* Start MATERIAL *

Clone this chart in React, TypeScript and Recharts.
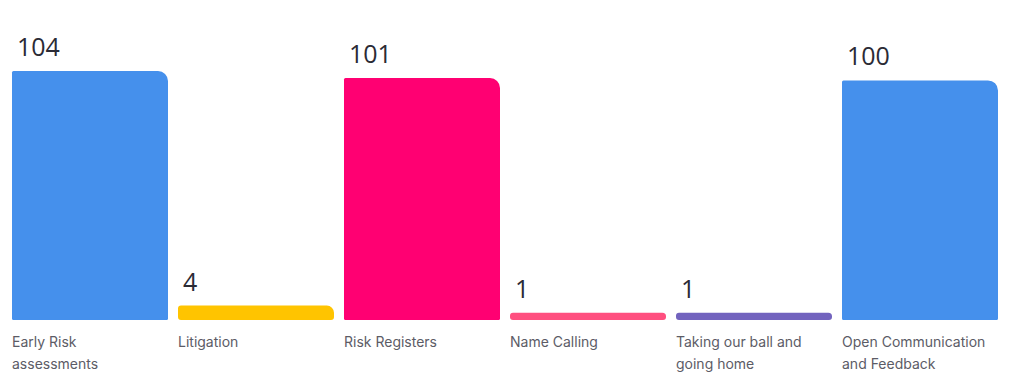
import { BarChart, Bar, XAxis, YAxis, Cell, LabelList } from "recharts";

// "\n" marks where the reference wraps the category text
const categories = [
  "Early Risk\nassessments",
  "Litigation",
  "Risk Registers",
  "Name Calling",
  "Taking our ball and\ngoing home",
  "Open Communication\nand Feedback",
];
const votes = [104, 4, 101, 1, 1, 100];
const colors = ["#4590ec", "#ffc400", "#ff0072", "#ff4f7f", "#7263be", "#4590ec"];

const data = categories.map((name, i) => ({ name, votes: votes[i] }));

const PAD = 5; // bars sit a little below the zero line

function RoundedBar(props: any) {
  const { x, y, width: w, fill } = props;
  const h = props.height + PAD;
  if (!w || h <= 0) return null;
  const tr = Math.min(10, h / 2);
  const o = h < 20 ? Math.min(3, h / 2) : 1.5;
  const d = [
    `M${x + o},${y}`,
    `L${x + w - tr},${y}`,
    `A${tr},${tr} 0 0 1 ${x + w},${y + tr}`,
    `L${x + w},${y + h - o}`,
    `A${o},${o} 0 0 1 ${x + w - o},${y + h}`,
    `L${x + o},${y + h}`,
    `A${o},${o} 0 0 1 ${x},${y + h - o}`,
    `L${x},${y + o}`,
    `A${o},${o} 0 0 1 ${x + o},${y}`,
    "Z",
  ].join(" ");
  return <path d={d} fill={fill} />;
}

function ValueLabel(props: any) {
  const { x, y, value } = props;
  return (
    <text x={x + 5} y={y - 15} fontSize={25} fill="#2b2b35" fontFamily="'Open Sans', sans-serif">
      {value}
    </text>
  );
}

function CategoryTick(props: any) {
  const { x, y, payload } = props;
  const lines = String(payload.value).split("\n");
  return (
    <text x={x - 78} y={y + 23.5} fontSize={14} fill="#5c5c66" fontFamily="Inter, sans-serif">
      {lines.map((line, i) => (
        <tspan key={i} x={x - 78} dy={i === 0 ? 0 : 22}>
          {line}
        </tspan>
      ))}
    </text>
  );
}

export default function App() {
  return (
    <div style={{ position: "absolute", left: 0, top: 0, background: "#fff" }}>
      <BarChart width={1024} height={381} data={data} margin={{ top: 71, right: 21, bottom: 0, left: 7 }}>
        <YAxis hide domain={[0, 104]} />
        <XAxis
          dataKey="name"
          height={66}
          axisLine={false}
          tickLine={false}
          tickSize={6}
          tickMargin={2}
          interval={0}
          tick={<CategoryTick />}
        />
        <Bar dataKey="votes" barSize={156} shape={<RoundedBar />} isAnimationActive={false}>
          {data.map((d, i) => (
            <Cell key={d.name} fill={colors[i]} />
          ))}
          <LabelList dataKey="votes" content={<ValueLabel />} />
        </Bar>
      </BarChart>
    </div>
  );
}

* End MATERIAL *

Repeat the data in full and exactly. Omit pictures.

■ FULL RESPONSE
Clone this chart in React, TypeScript and Recharts.
import { BarChart, Bar, XAxis, YAxis, Cell, LabelList } from "recharts";

// "\n" marks where the reference wraps the category text
const categories = [
  "Early Risk\nassessments",
  "Litigation",
  "Risk Registers",
  "Name Calling",
  "Taking our ball and\ngoing home",
  "Open Communication\nand Feedback",
];
const votes = [104, 4, 101, 1, 1, 100];
const colors = ["#4590ec", "#ffc400", "#ff0072", "#ff4f7f", "#7263be", "#4590ec"];

const data = categories.map((name, i) => ({ name, votes: votes[i] }));

const PAD = 5; // bars sit a little below the zero line

function RoundedBar(props: any) {
  const { x, y, width: w, fill } = props;
  const h = props.height + PAD;
  if (!w || h <= 0) return null;
  const tr = Math.min(10, h / 2);
  const o = h < 20 ? Math.min(3, h / 2) : 1.5;
  const d = [
    `M${x + o},${y}`,
    `L${x + w - tr},${y}`,
    `A${tr},${tr} 0 0 1 ${x + w},${y + tr}`,
    `L${x + w},${y + h - o}`,
    `A${o},${o} 0 0 1 ${x + w - o},${y + h}`,
    `L${x + o},${y + h}`,
    `A${o},${o} 0 0 1 ${x},${y + h - o}`,
    `L${x},${y + o}`,
    `A${o},${o} 0 0 1 ${x + o},${y}`,
    "Z",
  ].join(" ");
  return <path d={d} fill={fill} />;
}

function ValueLabel(props: any) {
  const { x, y, value } = props;
  return (
    <text x={x + 5} y={y - 15} fontSize={25} fill="#2b2b35" fontFamily="'Open Sans', sans-serif">
      {value}
    </text>
  );
}

function CategoryTick(props: any) {
  const { x, y, payload } = props;
  const lines = String(payload.value).split("\n");
  return (
    <text x={x - 78} y={y + 23.5} fontSize={14} fill="#5c5c66" fontFamily="Inter, sans-serif">
      {lines.map((line, i) => (
        <tspan key={i} x={x - 78} dy={i === 0 ? 0 : 22}>
          {line}
        </tspan>
      ))}
    </text>
  );
}

export default function App() {
  return (
    <div style={{ position: "absolute", left: 0, top: 0, background: "#fff" }}>
      <BarChart width={1024} height={381} data={data} margin={{ top: 71, right: 21, bottom: 0, left: 7 }}>
        <YAxis hide domain={[0, 104]} />
        <XAxis
          dataKey="name"
          height={66}
          axisLine={false}
          tickLine={false}
          tickSize={6}
          tickMargin={2}
          interval={0}
          tick={<CategoryTick />}
        />
        <Bar dataKey="votes" barSize={156} shape={<RoundedBar />} isAnimationActive={false}>
          {data.map((d, i) => (
            <Cell key={d.name} fill={colors[i]} />
          ))}
          <LabelList dataKey="votes" content={<ValueLabel />} />
        </Bar>
      </BarChart>
    </div>
  );
}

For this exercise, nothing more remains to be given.